Virtual reality could transform online meetings of the future and make them more effective than meeting face to face, predicts San Francisco State University Assistant Professor of Design Joshua McVeigh-Schultz. With a new National Science Foundation grant, McVeigh-Schultz will explore how social augmentations in VR could improve networked meetings.
The online meeting room of the future will look much different, McVeigh-Schultz says, as designers and engineers race to upgrade their products. What’s at stake is much more complex than profits and Zoom fatigue. It is social responsibility.

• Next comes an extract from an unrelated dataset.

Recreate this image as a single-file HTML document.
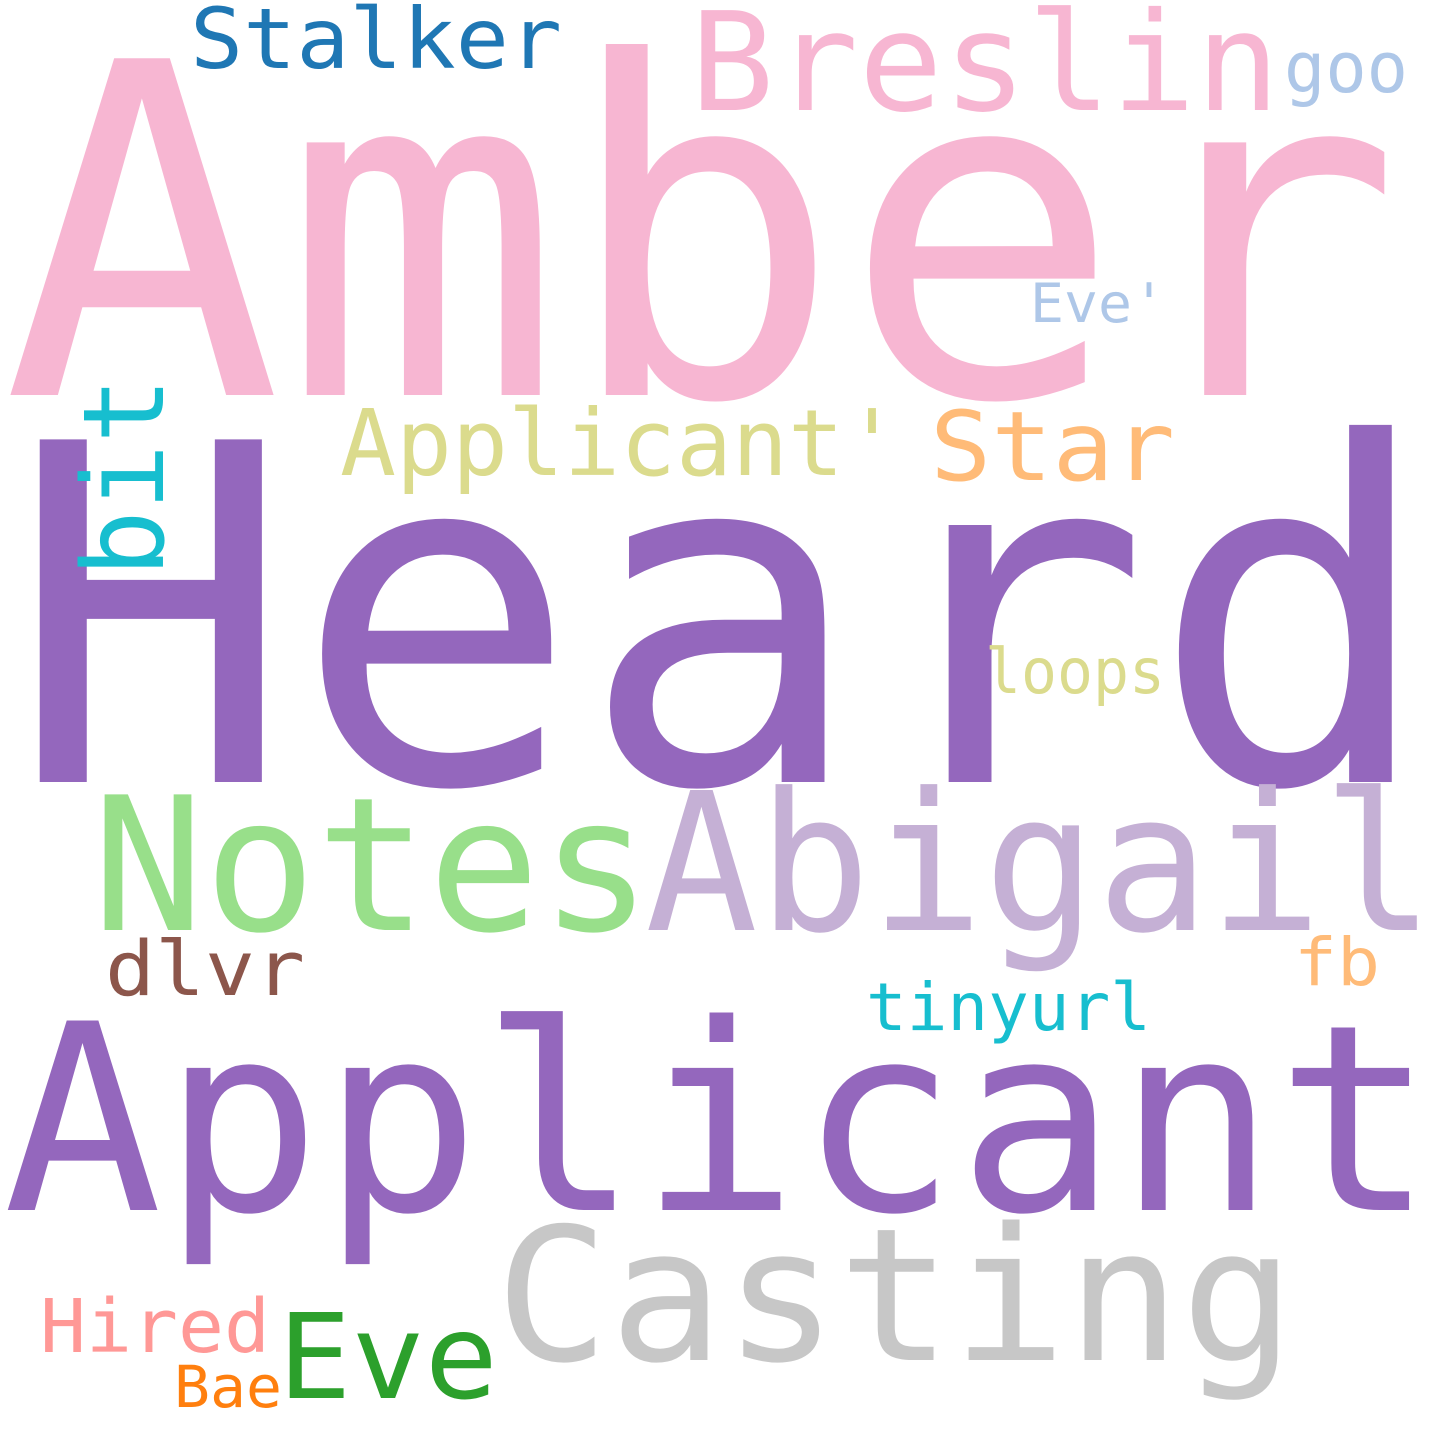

Design interfaces on video meeting applications will one day have a major impact on how people interact.
“As we’ve seen with social media, decisions that designers make can have profound implications for society,” McVeigh-Schultz said. “We need to be thoughtful and enable both researchers and humanity, more broadly, to be aware of the social [abilities] we build in these platforms. We have an opportunity to support more empathetic and effective communication among groups.”
For example, visual feedback can boost meeting participants’ awareness of how much each person is talking, potentially fostering more balanced participation among team members. These cues can also help people manage their emotions, come to decisions more quickly or visualize and document their collaborations.
The ultimate goal? Create social augmentations enticing enough that even people meeting in the same location will want to jump into VR or XR, mixed-reality environments that blend shared online worlds. In other words, this research proposes VR meeting tools that are not merely a substitute for face-to-face interaction but could actually improve on it for workplace meetings, according to McVeigh-Schultz.
“We have an opportunity to support more empathetic and effective communication.” — Joshua McVeigh-Schultz, assistant professor of Design
The three-year, $125,996 grant allows him to conduct lengthier and deeper research than would be feasible in the fast-paced tech industry. Mozilla, the nonprofit behind the Firefox open-source browser and Hubs social VR web app, will serve as an adviser to the project; since 2018, McVeigh-Schultz has worked closely with the Hubs team. One of the benefits of working with Mozilla is that privacy is such a core value. “Companies like Facebook want to track everything you do online. What happens when that same approach is applied to everything you do with your headset?” McVeigh-Schultz said. By prioritizing privacy in social VR, researchers can help people become more informed and empowered consumers.
The NSF-funded project is part of a research collaboration between McVeigh-Schultz and University of California, Santa Cruz, Professor Katherine Isbister. McVeigh-Schultz and Isbister’s research looks at social VR as an example of “suprahuman” technology, a term Isbister coined. Rather than focusing on the powers of a single person, the term points to the social powers of groups — enabling collaboration in new ways.
The grant includes funding for San Francisco State students to serve as research assistants to McVeigh-Schultz. Students will help develop and test prototypes, among other tasks. The research team has begun work on a testbed for building out social augmentations in VR.